If nothing else before we load our Vintage Appliances today, let us take a moment to remember & observe what this day means for us....and what we can do to further the cause for Local & Global issues....

If nothing else let us take the time and find our way of passing on vital Information, Knowledge & Understanding that our Younger Generation need!!!

Mike
 
25 years...

It was 25 years ago that the first articles about a new and deadly disease appeared in the newspapers. Mostly gay men were supposed to be the victims of this disease. In the past 25 years a lot has changed, but there still isn't a cure. Fortunately there is medication to slow down the disease. However there are a lot of people in this world that still don't have access to those medicines.

At this moment around 40 million people carry the Aids virus. Two third of these people are living in Africa, south of the Sahara.

In 2005 over 3.000.000 people died of Aids, 2.400.000 of them lived in sub Sahara Africa. Six people per minute die from Aids.

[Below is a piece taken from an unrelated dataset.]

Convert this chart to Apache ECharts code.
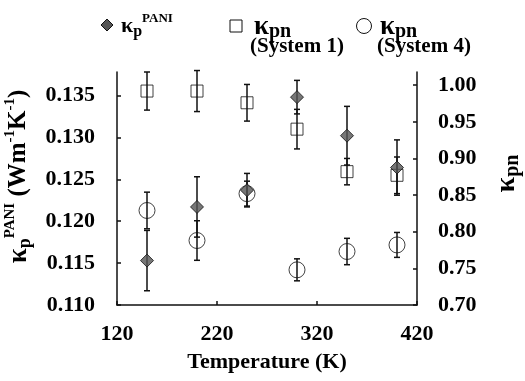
<!DOCTYPE html>
<html>
<head>
<meta charset="utf-8">
<script src="https://cdn.jsdelivr.net/npm/echarts@6/dist/echarts.min.js"></script>
<style>
  html, body { margin: 0; padding: 0; background: #fff; }
  #chart { width: 525px; height: 381px; }
</style>
</head>
<body>
<div id="chart"></div>
<script>
// temperatures (K)
const temps = [150, 200, 250, 300, 350, 400]
// kappa_p PANI (left axis)
const kpPani = [0.1153, 0.1217, 0.1237, 0.1348, 0.1302, 0.1264]
const kpPaniErr = [0.0036, 0.0036, 0.0020, 0.0020, 0.0035, 0.0033]
// kappa_pn system 1 (right axis)
const kpn1 = [0.992, 0.992, 0.976, 0.940, 0.882, 0.877]
const kpn1Err = [0.026, 0.028, 0.025, 0.027, 0.018, 0.025]
// kappa_pn system 4 (right axis)
const kpn4 = [0.829, 0.788, 0.852, 0.748, 0.773, 0.782]
const kpn4Err = [0.025, 0.027, 0.017, 0.015, 0.018, 0.017]
// tick labels
const xTicks = [120, 220, 320, 420]
const leftTicks = [0.110, 0.115, 0.120, 0.125, 0.130, 0.135]
const rightTicks = [0.70, 0.75, 0.80, 0.85, 0.90, 0.95, 1.00]

const FONT = 'Liberation Serif'
const chart = echarts.init(document.getElementById('chart'))

const pts = (ys) => temps.map((t, i) => [t, ys[i]])
const errs = (ys, es) => temps.map((t, i) => [t, ys[i] - es[i], ys[i] + es[i]])

function errRender(params, api) {
    const x = api.value(0)
    const lo = api.coord([x, api.value(1)])
    const hi = api.coord([x, api.value(2)])
    const c = 3
    const st = { stroke: '#111', lineWidth: 1.5 }
    return {
        type: 'group',
        children: [
            { type: 'line', shape: { x1: lo[0], y1: lo[1], x2: hi[0], y2: hi[1] }, style: st },
            { type: 'line', shape: { x1: lo[0] - c, y1: lo[1], x2: lo[0] + c, y2: lo[1] }, style: st },
            { type: 'line', shape: { x1: hi[0] - c, y1: hi[1], x2: hi[0] + c, y2: hi[1] }, style: st }
        ]
    }
}

const axisLine = { lineStyle: { color: '#111', width: 1.5 } }
const tick = { inside: true, length: 4, lineStyle: { color: '#111', width: 1.5 } }
const lbl = { color: '#000', fontFamily: FONT, fontWeight: 'bold', fontSize: 22 }

let options = {
    animation: false,
    grid: { left: 117, right: 108, top: 72, bottom: 76, outerBoundsMode: 'none', containLabel: false },
    xAxis: {
        type: 'value', min: 120, max: 420, interval: 100,
        axisLine: axisLine,
        axisTick: Object.assign({ customValues: xTicks }, tick),
        axisLabel: Object.assign({ customValues: xTicks, margin: 18 }, lbl),
        splitLine: { show: false },
        name: 'Temperature (K)', nameLocation: 'middle', nameGap: 46,
        nameTextStyle: { color: '#000', fontFamily: FONT, fontWeight: 'bold', fontSize: 22 }
    },
    yAxis: [
        {
            type: 'value', min: 0.110, max: 0.1378,
            axisLine: Object.assign({ show: true }, axisLine),
            axisTick: Object.assign({ customValues: leftTicks }, tick),
            axisLabel: Object.assign({ customValues: leftTicks, margin: 22, formatter: v => v.toFixed(3) }, lbl),
            splitLine: { show: false },
            name: '{k|κ}{sub|p}{sup|PANI}{t| (Wm}{sup2|-1}{t|K}{sup2|-1}{t|)}',
            nameLocation: 'middle', nameRotate: 90, nameGap: 74,
            nameTextStyle: {
                color: '#000', fontFamily: FONT, fontWeight: 'bold', padding: [0, 0, 0, 24],
                rich: {
                    k: { fontFamily: FONT, fontWeight: 'bold', fontSize: 27, color: '#000', lineHeight: 32, verticalAlign: 'middle' },
                    sub: { fontFamily: FONT, fontWeight: 'bold', fontSize: 18, color: '#000', verticalAlign: 'bottom' },
                    sup: { fontFamily: FONT, fontWeight: 'bold', fontSize: 15, color: '#000', verticalAlign: 'top' },
                    t: { fontFamily: FONT, fontWeight: 'bold', fontSize: 25, color: '#000', verticalAlign: 'middle' },
                    sup2: { fontFamily: FONT, fontWeight: 'bold', fontSize: 15, color: '#000', verticalAlign: 'top' }
                }
            }
        },
        {
            type: 'value', min: 0.70, max: 1.018, position: 'right',
            axisLine: Object.assign({ show: true }, axisLine),
            axisTick: Object.assign({ customValues: rightTicks }, tick),
            axisLabel: Object.assign({ customValues: rightTicks, margin: 21, formatter: v => v.toFixed(2) }, lbl),
            splitLine: { show: false },
            name: '{k|κ}{sub|pn}',
            nameLocation: 'middle', nameRotate: 90, nameGap: 74,
            nameTextStyle: {
                padding: [0, 0, 0, 30],
                rich: {
                    k: { fontFamily: FONT, fontWeight: 'bold', fontSize: 28, color: '#000', lineHeight: 32, verticalAlign: 'middle' },
                    sub: { fontFamily: FONT, fontWeight: 'bold', fontSize: 20, color: '#000', verticalAlign: 'bottom' }
                }
            }
        }
    ],
    graphic: [
        // legend: kappa_p PANI
        { type: 'polygon', shape: { points: [[107, 19], [113, 25], [107, 31], [101, 25]] }, style: { fill: '#555', stroke: '#111', lineWidth: 1 } },
        {
            type: 'text', x: 121, y: 12,
            style: {
                text: '{k|κ}{sub|p}{sup|PANI}',
                rich: {
                    k: { fontFamily: FONT, fontWeight: 'bold', fontSize: 22, fill: '#000', lineHeight: 28, verticalAlign: 'middle' },
                    sub: { fontFamily: FONT, fontWeight: 'bold', fontSize: 16, fill: '#000', verticalAlign: 'bottom' },
                    sup: { fontFamily: FONT, fontWeight: 'bold', fontSize: 13, fill: '#000', verticalAlign: 'top' }
                }
            }
        },
        // legend: kappa_pn system 1
        { type: 'rect', shape: { x: 230, y: 20, width: 12, height: 12 }, style: { fill: '#fff', stroke: '#111', lineWidth: 1 } },
        {
            type: 'text', x: 254, y: 12,
            style: {
                text: '{k|κ}{sub|pn}',
                rich: {
                    k: { fontFamily: FONT, fontWeight: 'bold', fontSize: 27, fill: '#000', lineHeight: 30, verticalAlign: 'middle' },
                    sub: { fontFamily: FONT, fontWeight: 'bold', fontSize: 20, fill: '#000', verticalAlign: 'bottom' }
                }
            }
        },
        { type: 'text', x: 250, y: 36, style: { text: '(System 1)', fontFamily: FONT, fontWeight: 'bold', fontSize: 21, fill: '#000' } },
        // legend: kappa_pn system 4
        { type: 'circle', shape: { cx: 364, cy: 26, r: 7.5 }, style: { fill: '#fff', stroke: '#111', lineWidth: 1 } },
        {
            type: 'text', x: 380, y: 12,
            style: {
                text: '{k|κ}{sub|pn}',
                rich: {
                    k: { fontFamily: FONT, fontWeight: 'bold', fontSize: 27, fill: '#000', lineHeight: 30, verticalAlign: 'middle' },
                    sub: { fontFamily: FONT, fontWeight: 'bold', fontSize: 20, fill: '#000', verticalAlign: 'bottom' }
                }
            }
        },
        { type: 'text', x: 377, y: 36, style: { text: '(System 4)', fontFamily: FONT, fontWeight: 'bold', fontSize: 21, fill: '#000' } }
    ],
    series: [
        { type: 'custom', yAxisIndex: 1, renderItem: errRender, data: errs(kpn1, kpn1Err), z: 2 },
        { type: 'custom', yAxisIndex: 1, renderItem: errRender, data: errs(kpn4, kpn4Err), z: 2 },
        { type: 'custom', yAxisIndex: 0, renderItem: errRender, data: errs(kpPani, kpPaniErr), z: 2 },
        {
            name: 'kpn system 1', type: 'scatter', yAxisIndex: 1, symbol: 'rect', symbolSize: 12,
            itemStyle: { color: 'transparent', borderColor: '#111', borderWidth: 1 }, data: pts(kpn1), z: 3
        },
        {
            name: 'kpn system 4', type: 'scatter', yAxisIndex: 1, symbol: 'circle', symbolSize: 16,
            itemStyle: { color: 'transparent', borderColor: '#111', borderWidth: 1 }, data: pts(kpn4), z: 3
        },
        {
            name: 'kp PANI', type: 'scatter', yAxisIndex: 0, symbol: 'diamond', symbolSize: 13,
            itemStyle: { color: '#555', borderColor: '#111', borderWidth: 1 }, data: pts(kpPani), z: 4
        }
    ]
}

chart.setOption(options)
</script>
</body>
</html>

In 2005 there were 5.000.000 people infected with the virus, 700.000 of them being children under 15. At this moment the virus is spreading especially fast in Asia and Eastern Europe.

A lot has to be done.

This year World Aids Day has a special meaning to me. My best friend was diagnosed with Aids this year and also with Non-Hodgkin. (It are the other diseases than Aids itself that people die from. Aids itself is not the big killer, but the immune system is affected by Aids which leads to other diseases that are lethal in the end). My friend is still fighting the cancer, but things go well. He announced the cancer to his biggest enemy, because he wants to fight it and Aids as his biggest friend, because he has to live with it for the rest of his life as it looks now. I am greatful that he survived the worst and things are going well with him.

He thought he always practiced safe sex, but apparently in some way he was infected. It made me think and last week I took the test myself. Fortunately the test was negative, I'm not infected. Another thing to be greatful about.

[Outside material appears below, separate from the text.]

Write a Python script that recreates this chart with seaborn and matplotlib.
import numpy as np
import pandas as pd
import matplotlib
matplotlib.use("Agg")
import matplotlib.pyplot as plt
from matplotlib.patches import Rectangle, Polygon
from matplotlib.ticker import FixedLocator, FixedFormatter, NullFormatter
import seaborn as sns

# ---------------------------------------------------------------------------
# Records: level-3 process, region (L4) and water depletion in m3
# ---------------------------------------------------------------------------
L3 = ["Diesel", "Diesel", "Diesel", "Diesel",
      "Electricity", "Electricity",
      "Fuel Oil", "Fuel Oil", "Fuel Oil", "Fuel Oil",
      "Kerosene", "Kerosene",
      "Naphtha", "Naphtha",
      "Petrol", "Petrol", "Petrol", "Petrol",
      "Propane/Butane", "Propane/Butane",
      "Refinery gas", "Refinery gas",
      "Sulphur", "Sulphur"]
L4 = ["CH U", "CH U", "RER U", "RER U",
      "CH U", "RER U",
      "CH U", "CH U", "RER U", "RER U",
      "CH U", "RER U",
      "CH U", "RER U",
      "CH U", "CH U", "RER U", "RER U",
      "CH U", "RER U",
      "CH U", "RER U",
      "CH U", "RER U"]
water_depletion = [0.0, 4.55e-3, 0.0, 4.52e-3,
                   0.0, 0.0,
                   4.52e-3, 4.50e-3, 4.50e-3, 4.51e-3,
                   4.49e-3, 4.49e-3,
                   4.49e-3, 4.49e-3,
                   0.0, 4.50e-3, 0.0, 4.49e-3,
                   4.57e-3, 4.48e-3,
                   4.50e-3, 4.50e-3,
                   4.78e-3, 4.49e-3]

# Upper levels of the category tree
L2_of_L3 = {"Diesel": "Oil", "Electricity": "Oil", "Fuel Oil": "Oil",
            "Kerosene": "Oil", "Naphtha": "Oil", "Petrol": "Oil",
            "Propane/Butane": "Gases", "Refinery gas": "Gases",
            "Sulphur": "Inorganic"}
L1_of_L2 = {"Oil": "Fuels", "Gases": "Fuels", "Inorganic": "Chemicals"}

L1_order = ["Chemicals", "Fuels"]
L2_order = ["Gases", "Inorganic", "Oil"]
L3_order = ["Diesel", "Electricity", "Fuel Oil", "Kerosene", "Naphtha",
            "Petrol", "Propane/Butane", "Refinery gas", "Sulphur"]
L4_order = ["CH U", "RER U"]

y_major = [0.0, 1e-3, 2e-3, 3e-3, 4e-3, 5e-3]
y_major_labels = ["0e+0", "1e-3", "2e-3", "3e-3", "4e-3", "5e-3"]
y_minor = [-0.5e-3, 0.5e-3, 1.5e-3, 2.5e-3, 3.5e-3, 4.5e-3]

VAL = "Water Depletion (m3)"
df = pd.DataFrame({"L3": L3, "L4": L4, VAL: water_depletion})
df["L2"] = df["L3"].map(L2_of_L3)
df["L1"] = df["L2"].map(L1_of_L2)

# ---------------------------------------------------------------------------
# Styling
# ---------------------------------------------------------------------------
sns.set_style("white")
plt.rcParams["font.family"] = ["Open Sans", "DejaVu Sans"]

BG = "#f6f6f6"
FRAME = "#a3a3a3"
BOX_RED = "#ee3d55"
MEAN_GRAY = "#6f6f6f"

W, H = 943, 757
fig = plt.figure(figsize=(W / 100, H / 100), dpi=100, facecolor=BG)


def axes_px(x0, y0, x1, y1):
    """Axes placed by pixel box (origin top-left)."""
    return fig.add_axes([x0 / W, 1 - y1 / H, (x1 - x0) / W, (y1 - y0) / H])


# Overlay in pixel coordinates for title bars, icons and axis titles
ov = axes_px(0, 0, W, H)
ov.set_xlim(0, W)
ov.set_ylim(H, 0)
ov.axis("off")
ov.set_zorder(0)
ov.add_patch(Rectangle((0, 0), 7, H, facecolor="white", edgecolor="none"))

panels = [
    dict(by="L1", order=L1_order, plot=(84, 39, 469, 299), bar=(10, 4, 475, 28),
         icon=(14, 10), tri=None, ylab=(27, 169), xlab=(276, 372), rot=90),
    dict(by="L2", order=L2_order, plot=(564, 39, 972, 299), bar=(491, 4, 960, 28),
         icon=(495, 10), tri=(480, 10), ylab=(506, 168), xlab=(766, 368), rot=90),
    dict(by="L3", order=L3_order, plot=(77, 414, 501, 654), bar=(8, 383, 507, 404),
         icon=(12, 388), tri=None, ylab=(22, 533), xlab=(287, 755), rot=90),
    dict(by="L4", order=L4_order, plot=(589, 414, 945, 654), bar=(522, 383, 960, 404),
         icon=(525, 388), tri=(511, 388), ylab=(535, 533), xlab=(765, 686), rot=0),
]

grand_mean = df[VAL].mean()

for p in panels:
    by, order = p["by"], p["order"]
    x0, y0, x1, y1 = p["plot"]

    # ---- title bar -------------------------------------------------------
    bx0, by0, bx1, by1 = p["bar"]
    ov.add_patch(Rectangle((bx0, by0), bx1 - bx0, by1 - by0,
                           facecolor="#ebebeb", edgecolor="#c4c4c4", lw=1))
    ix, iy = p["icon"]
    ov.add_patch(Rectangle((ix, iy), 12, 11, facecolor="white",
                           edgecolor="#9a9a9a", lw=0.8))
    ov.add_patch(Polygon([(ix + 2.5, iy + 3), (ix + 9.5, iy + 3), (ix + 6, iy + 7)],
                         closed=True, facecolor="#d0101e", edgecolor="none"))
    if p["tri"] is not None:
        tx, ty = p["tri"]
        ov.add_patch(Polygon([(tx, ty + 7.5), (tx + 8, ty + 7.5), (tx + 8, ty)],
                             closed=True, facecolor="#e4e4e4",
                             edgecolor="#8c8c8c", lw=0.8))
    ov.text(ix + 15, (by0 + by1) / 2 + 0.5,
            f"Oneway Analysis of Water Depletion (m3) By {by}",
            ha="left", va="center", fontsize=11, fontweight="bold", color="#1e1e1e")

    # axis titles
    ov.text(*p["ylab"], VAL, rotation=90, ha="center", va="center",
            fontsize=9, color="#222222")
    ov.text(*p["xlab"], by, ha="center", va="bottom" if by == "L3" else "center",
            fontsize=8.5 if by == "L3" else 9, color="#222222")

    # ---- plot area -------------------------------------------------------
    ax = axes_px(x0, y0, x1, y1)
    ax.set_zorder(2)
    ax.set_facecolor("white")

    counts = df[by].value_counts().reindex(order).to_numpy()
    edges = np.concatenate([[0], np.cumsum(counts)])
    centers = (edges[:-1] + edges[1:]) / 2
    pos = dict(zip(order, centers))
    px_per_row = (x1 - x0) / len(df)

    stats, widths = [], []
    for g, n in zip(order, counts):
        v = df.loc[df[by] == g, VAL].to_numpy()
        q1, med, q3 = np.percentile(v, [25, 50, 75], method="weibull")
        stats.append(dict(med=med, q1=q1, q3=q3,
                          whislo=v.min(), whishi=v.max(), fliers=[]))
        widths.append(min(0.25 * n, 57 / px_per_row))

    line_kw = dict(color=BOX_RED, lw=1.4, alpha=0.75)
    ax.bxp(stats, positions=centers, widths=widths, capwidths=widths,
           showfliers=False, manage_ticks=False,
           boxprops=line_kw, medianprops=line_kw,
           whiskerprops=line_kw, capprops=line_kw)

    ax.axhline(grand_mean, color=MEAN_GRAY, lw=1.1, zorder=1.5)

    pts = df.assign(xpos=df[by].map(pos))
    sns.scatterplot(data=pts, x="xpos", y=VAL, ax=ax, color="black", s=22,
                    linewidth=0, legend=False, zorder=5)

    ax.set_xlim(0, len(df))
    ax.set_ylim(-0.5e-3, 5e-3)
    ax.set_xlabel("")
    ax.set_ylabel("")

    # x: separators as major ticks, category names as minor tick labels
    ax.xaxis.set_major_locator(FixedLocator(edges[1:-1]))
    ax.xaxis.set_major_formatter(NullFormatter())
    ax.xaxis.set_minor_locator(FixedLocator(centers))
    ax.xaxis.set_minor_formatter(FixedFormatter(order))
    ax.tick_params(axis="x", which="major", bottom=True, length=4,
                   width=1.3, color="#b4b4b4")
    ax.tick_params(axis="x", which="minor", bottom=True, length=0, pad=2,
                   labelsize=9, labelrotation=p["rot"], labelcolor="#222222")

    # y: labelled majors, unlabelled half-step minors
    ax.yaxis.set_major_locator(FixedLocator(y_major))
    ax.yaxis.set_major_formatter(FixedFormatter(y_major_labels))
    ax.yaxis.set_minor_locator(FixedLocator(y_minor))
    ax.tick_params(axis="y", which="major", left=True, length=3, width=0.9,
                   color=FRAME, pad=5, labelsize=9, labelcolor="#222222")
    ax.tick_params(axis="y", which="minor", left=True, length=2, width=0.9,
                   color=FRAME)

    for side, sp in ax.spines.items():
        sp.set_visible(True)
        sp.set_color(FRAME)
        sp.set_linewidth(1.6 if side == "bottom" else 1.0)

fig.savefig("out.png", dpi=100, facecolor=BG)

Two things to be greatful for, but a lot of worries left because there are still so many people infected. Years ago I decided to become a regular contributor to the Aids fund. If we all make a contribution in order to fight this horrible disease hopefully a cure for it will be found. The sooner the better.

Louis
 
No glove...no love.

I remember the first article appeared in the New York Times (newspaper) in 1981. This was the year I came out and first "got married" at 18 y.o. Prior to being identified and called AIDS, it was a vague group of symptoms called GRIDS (Gay-Related Immuno-Deficiency).

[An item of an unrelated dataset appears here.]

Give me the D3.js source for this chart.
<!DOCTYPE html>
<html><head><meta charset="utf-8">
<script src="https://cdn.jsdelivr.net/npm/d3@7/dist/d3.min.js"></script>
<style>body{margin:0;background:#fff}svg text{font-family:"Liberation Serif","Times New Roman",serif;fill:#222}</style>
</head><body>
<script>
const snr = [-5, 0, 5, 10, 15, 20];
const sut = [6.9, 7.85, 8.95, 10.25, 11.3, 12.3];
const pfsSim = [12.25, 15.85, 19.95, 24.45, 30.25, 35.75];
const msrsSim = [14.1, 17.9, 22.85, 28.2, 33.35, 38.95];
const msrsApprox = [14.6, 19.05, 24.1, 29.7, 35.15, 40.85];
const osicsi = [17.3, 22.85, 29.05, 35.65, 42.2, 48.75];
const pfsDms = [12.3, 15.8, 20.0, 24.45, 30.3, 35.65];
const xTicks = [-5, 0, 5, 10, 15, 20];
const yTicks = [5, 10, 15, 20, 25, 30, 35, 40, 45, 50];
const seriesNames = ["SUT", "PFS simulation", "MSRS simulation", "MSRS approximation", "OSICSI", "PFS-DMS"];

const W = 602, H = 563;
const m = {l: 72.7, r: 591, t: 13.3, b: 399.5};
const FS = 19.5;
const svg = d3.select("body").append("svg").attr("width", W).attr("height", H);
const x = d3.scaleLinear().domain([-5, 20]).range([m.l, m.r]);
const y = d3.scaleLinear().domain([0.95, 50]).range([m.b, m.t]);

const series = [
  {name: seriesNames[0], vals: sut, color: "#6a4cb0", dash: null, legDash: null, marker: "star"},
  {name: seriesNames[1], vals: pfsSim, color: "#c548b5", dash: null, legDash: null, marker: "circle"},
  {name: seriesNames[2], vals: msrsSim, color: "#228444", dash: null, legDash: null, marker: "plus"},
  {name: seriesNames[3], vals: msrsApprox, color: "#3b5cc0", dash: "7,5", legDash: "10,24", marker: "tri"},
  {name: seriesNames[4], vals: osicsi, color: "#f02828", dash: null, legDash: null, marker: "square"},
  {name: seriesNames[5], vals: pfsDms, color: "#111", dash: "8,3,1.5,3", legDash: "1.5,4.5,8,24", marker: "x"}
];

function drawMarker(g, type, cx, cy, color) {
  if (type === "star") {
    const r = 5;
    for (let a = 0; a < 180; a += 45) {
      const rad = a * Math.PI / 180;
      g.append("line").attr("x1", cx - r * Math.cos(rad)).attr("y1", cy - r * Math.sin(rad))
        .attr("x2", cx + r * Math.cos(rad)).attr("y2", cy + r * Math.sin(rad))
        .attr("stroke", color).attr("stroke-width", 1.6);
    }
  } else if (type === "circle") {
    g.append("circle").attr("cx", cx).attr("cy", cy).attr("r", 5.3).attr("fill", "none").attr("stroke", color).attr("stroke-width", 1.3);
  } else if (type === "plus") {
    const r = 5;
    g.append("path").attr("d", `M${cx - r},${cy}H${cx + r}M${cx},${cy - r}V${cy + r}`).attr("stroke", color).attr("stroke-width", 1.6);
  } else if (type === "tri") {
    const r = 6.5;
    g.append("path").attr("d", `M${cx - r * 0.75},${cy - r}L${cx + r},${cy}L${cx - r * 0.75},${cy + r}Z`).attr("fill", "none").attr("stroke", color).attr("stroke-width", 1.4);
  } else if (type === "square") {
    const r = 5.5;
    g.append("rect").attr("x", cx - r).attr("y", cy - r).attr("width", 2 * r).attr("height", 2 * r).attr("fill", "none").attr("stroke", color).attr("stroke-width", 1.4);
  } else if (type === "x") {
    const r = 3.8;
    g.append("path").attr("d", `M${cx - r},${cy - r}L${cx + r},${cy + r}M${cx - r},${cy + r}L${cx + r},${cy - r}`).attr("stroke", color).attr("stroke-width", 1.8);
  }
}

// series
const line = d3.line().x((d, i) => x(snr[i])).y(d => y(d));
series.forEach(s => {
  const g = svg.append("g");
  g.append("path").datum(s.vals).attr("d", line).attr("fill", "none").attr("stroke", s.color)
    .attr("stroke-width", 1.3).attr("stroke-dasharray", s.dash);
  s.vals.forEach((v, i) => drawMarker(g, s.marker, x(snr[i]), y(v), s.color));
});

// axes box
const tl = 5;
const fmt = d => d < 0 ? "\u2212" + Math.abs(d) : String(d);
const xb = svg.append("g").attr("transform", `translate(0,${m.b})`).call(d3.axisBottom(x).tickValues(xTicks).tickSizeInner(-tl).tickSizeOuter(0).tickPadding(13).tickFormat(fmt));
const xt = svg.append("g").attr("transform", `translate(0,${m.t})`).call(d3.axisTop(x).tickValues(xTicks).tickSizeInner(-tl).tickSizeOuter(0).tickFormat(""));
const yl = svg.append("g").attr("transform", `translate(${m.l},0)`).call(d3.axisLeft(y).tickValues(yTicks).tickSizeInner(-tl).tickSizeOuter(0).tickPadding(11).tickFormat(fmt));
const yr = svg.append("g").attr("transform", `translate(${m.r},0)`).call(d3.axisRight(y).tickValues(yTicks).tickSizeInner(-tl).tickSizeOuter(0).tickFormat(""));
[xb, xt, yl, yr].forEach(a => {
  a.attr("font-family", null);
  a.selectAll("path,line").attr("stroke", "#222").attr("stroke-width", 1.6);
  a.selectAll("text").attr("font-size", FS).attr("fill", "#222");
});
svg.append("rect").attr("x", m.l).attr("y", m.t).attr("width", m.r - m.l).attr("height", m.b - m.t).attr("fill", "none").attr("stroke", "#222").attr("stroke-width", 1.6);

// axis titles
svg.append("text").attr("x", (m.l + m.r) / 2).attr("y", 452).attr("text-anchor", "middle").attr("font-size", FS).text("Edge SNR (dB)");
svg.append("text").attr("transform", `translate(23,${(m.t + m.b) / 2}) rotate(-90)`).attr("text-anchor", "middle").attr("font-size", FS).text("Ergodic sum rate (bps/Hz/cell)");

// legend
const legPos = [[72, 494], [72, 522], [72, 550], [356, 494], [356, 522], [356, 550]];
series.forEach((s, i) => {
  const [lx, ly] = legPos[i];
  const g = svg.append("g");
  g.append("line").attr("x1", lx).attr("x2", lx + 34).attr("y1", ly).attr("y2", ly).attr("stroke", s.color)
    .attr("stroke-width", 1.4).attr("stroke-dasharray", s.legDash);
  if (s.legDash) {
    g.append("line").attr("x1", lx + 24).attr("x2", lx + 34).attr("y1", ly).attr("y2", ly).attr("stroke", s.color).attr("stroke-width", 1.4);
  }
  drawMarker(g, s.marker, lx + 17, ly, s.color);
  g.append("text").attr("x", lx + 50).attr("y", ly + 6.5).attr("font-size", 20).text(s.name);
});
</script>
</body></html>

After contracting the virus it can be a full 10 years before it develops into AIDS. Once it is full-blown (oy vey) AIDS there is now a 25 year life expectancy. So at least there is a bit of hope these days.

Prevention however is the first priority, IMHO.

Interestingly, the way that kindergartener's are taught about communicable diseases incldung AIDS is "If it's wet and it's not yours, don't touch it." GENIUS!

ALWAYS ALWAYS ALWAYS play safely, and just as the rules are for creating a painitng or a novel "When in doubt, leave it out!"

Or as I like to say, "Together we can beat it!"


 
The "younger generation" (and it pains me to say that) so often now have the attitude that AIDS is something that can just be handled with some pills. My partner, HIV+ for 21 years now and just out of the hospital after a week with septocemia is proof of how endless and constant the battle to keep his health is.

Educate, educate, educate...
 
It was quite a while from the initial reports that came out in the media, when people starting getting sick, and when what I would call "behavior modification" started taking place.

I remember the first red-and-white "Health Department" warnings taped up in the bars...

The initial "gay cancer" description was widened to include "gays, hemophiliacs, and Haitians"......I lived in a neighborhood that was going very West Indian and there actually was a guy down the block who WAS gay, Haitian, and a hemophiliac...

In one six-month period a few years later I went to fifteen funerals.